** Start of Given material **
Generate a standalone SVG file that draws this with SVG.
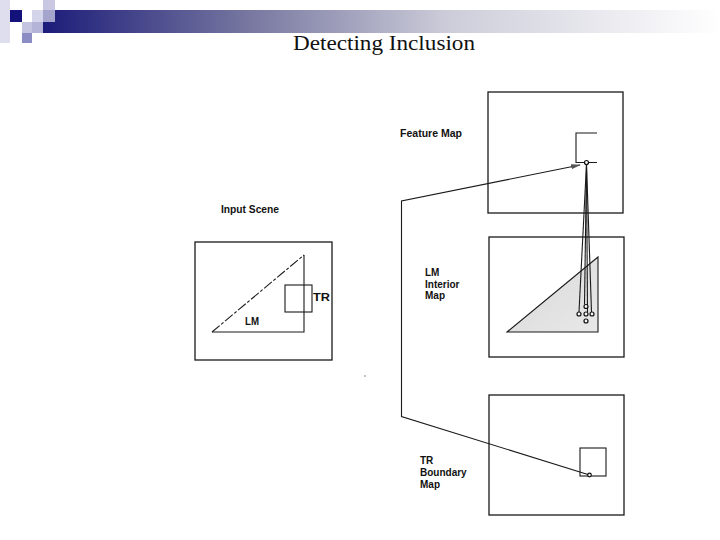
<svg xmlns="http://www.w3.org/2000/svg" width="720" height="540" viewBox="0 0 720 540">
<style>
.box{fill:none;stroke:#1a1a1a;stroke-width:1.3}
.ln{fill:none;stroke:#1a1a1a;stroke-width:1.1}
.lbl{font-family:"Liberation Sans",Arial,sans-serif;font-weight:bold;fill:#111}
.title{font-family:"Liberation Serif","Times New Roman",serif;font-size:20px;fill:#111}
.dot{fill:#f4f4f4;stroke:#111;stroke-width:1.2}
</style>
<defs>
<linearGradient id="bar" x1="0" y1="0" x2="1" y2="0">
<stop offset="0" stop-color="#1c1c7a"/>
<stop offset="0.3" stop-color="#7676a0"/>
<stop offset="0.6" stop-color="#cdcdda"/>
<stop offset="1" stop-color="#ffffff"/>
</linearGradient>
<linearGradient id="tri" x1="0" y1="0" x2="1" y2="1">
<stop offset="0" stop-color="#d8d8d8"/>
<stop offset="1" stop-color="#e8e8e8"/>
</linearGradient>
<marker id="arr" viewBox="0 0 10 6" refX="9" refY="3" markerWidth="10" markerHeight="6" markerUnits="userSpaceOnUse" orient="auto">
<path d="M0,0.5 L10,3 L0,5.5 Z" fill="#555"/>
</marker>
</defs>
<rect width="720" height="540" fill="#ffffff"/>
<g id="header">
<rect x="0" y="0" width="10" height="43" fill="#dedeee"/>
<rect x="43" y="10" width="677" height="23" fill="url(#bar)"/>
<rect x="10" y="10" width="12" height="12" fill="#12127a"/>
<rect x="32" y="10" width="11" height="12" fill="#d4d4ea"/>
<rect x="43" y="0" width="12" height="10" fill="#c8c8e2"/>
<rect x="43" y="10" width="12" height="12" fill="#a4a4cc"/>
<rect x="22" y="22" width="10" height="11" fill="#c4c4e0"/>
<rect x="32" y="22" width="11" height="11" fill="#b4b4d8"/>
<rect x="22" y="33" width="10" height="10" fill="#8c8cc4"/>
</g>
<text class="title" x="384" y="50" text-anchor="middle" textLength="182" lengthAdjust="spacingAndGlyphs">Detecting Inclusion</text>
<g id="input-scene">
<text class="lbl" x="221" y="213" font-size="10" textLength="58" lengthAdjust="spacingAndGlyphs">Input Scene</text>
<rect class="box" x="195" y="242" width="137" height="118"/>
<path class="ln" d="M304,255 L304,332 L212,332"/>
<path class="ln" d="M212,332 L304,255" stroke-dasharray="10 2 3 2"/>
<rect class="ln" x="285" y="285" width="27" height="27"/>
<text class="lbl" x="313" y="301" font-size="10" textLength="17" lengthAdjust="spacingAndGlyphs">TR</text>
<text class="lbl" x="245" y="325" font-size="10" textLength="14" lengthAdjust="spacingAndGlyphs">LM</text>
</g>
<g id="feature-map">
<text class="lbl" x="400" y="137" font-size="10" textLength="62" lengthAdjust="spacingAndGlyphs">Feature Map</text>
<rect class="box" x="488" y="92" width="135" height="121"/>
<path class="ln" d="M597,133 L576,133 L576,162.5 L597,162.5"/>
<circle class="dot" cx="586.5" cy="162.5" r="2"/>
</g>
<g id="lm-interior-map">
<text class="lbl" font-size="10"><tspan x="425" y="276">LM</tspan><tspan x="425" y="287.5">Interior</tspan><tspan x="425" y="299">Map</tspan></text>
<rect class="box" x="489" y="237" width="135" height="120"/>
<path d="M507,332 L598,257 L598,332 Z" fill="url(#tri)" stroke="#1a1a1a" stroke-width="1.1"/>
</g>
<g id="tr-boundary-map">
<text class="lbl" font-size="10"><tspan x="420" y="464">TR</tspan><tspan x="420" y="476">Boundary</tspan><tspan x="420" y="488">Map</tspan></text>
<rect class="box" x="489" y="395" width="135" height="120"/>
<rect class="ln" x="580" y="448" width="26" height="28"/>
</g>
<g id="connectors">
<path class="ln" d="M589.5,475 L401.5,416.5 L401.5,201 L580,165" marker-end="url(#arr)"/>
<line class="ln" x1="586.5" y1="164" x2="579" y2="312" stroke-width="0.9"/>
<line class="ln" x1="586.5" y1="164" x2="584.5" y2="304.5" stroke-width="0.9"/>
<line class="ln" x1="586.5" y1="164" x2="587.5" y2="312" stroke-width="0.9"/>
<line class="ln" x1="586.5" y1="164" x2="591.5" y2="312" stroke-width="0.9"/>
<circle class="dot" cx="579" cy="314" r="2"/>
<circle class="dot" cx="586" cy="306.5" r="2"/>
<circle class="dot" cx="586" cy="314" r="2"/>
<circle class="dot" cx="592" cy="314" r="2"/>
<circle class="dot" cx="586" cy="321" r="2"/>
<circle class="dot" cx="589.5" cy="475" r="1.8"/>
</g>
<circle cx="365" cy="376" r="0.8" fill="#777"/>
</svg>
** End of Given material **
Without including any pictures, print all of the material exactly as given.

Exercise response ▸
Generate a standalone SVG file that draws this with SVG.
<svg xmlns="http://www.w3.org/2000/svg" width="720" height="540" viewBox="0 0 720 540">
<style>
.box{fill:none;stroke:#1a1a1a;stroke-width:1.3}
.ln{fill:none;stroke:#1a1a1a;stroke-width:1.1}
.lbl{font-family:"Liberation Sans",Arial,sans-serif;font-weight:bold;fill:#111}
.title{font-family:"Liberation Serif","Times New Roman",serif;font-size:20px;fill:#111}
.dot{fill:#f4f4f4;stroke:#111;stroke-width:1.2}
</style>
<defs>
<linearGradient id="bar" x1="0" y1="0" x2="1" y2="0">
<stop offset="0" stop-color="#1c1c7a"/>
<stop offset="0.3" stop-color="#7676a0"/>
<stop offset="0.6" stop-color="#cdcdda"/>
<stop offset="1" stop-color="#ffffff"/>
</linearGradient>
<linearGradient id="tri" x1="0" y1="0" x2="1" y2="1">
<stop offset="0" stop-color="#d8d8d8"/>
<stop offset="1" stop-color="#e8e8e8"/>
</linearGradient>
<marker id="arr" viewBox="0 0 10 6" refX="9" refY="3" markerWidth="10" markerHeight="6" markerUnits="userSpaceOnUse" orient="auto">
<path d="M0,0.5 L10,3 L0,5.5 Z" fill="#555"/>
</marker>
</defs>
<rect width="720" height="540" fill="#ffffff"/>
<g id="header">
<rect x="0" y="0" width="10" height="43" fill="#dedeee"/>
<rect x="43" y="10" width="677" height="23" fill="url(#bar)"/>
<rect x="10" y="10" width="12" height="12" fill="#12127a"/>
<rect x="32" y="10" width="11" height="12" fill="#d4d4ea"/>
<rect x="43" y="0" width="12" height="10" fill="#c8c8e2"/>
<rect x="43" y="10" width="12" height="12" fill="#a4a4cc"/>
<rect x="22" y="22" width="10" height="11" fill="#c4c4e0"/>
<rect x="32" y="22" width="11" height="11" fill="#b4b4d8"/>
<rect x="22" y="33" width="10" height="10" fill="#8c8cc4"/>
</g>
<text class="title" x="384" y="50" text-anchor="middle" textLength="182" lengthAdjust="spacingAndGlyphs">Detecting Inclusion</text>
<g id="input-scene">
<text class="lbl" x="221" y="213" font-size="10" textLength="58" lengthAdjust="spacingAndGlyphs">Input Scene</text>
<rect class="box" x="195" y="242" width="137" height="118"/>
<path class="ln" d="M304,255 L304,332 L212,332"/>
<path class="ln" d="M212,332 L304,255" stroke-dasharray="10 2 3 2"/>
<rect class="ln" x="285" y="285" width="27" height="27"/>
<text class="lbl" x="313" y="301" font-size="10" textLength="17" lengthAdjust="spacingAndGlyphs">TR</text>
<text class="lbl" x="245" y="325" font-size="10" textLength="14" lengthAdjust="spacingAndGlyphs">LM</text>
</g>
<g id="feature-map">
<text class="lbl" x="400" y="137" font-size="10" textLength="62" lengthAdjust="spacingAndGlyphs">Feature Map</text>
<rect class="box" x="488" y="92" width="135" height="121"/>
<path class="ln" d="M597,133 L576,133 L576,162.5 L597,162.5"/>
<circle class="dot" cx="586.5" cy="162.5" r="2"/>
</g>
<g id="lm-interior-map">
<text class="lbl" font-size="10"><tspan x="425" y="276">LM</tspan><tspan x="425" y="287.5">Interior</tspan><tspan x="425" y="299">Map</tspan></text>
<rect class="box" x="489" y="237" width="135" height="120"/>
<path d="M507,332 L598,257 L598,332 Z" fill="url(#tri)" stroke="#1a1a1a" stroke-width="1.1"/>
</g>
<g id="tr-boundary-map">
<text class="lbl" font-size="10"><tspan x="420" y="464">TR</tspan><tspan x="420" y="476">Boundary</tspan><tspan x="420" y="488">Map</tspan></text>
<rect class="box" x="489" y="395" width="135" height="120"/>
<rect class="ln" x="580" y="448" width="26" height="28"/>
</g>
<g id="connectors">
<path class="ln" d="M589.5,475 L401.5,416.5 L401.5,201 L580,165" marker-end="url(#arr)"/>
<line class="ln" x1="586.5" y1="164" x2="579" y2="312" stroke-width="0.9"/>
<line class="ln" x1="586.5" y1="164" x2="584.5" y2="304.5" stroke-width="0.9"/>
<line class="ln" x1="586.5" y1="164" x2="587.5" y2="312" stroke-width="0.9"/>
<line class="ln" x1="586.5" y1="164" x2="591.5" y2="312" stroke-width="0.9"/>
<circle class="dot" cx="579" cy="314" r="2"/>
<circle class="dot" cx="586" cy="306.5" r="2"/>
<circle class="dot" cx="586" cy="314" r="2"/>
<circle class="dot" cx="592" cy="314" r="2"/>
<circle class="dot" cx="586" cy="321" r="2"/>
<circle class="dot" cx="589.5" cy="475" r="1.8"/>
</g>
<circle cx="365" cy="376" r="0.8" fill="#777"/>
</svg>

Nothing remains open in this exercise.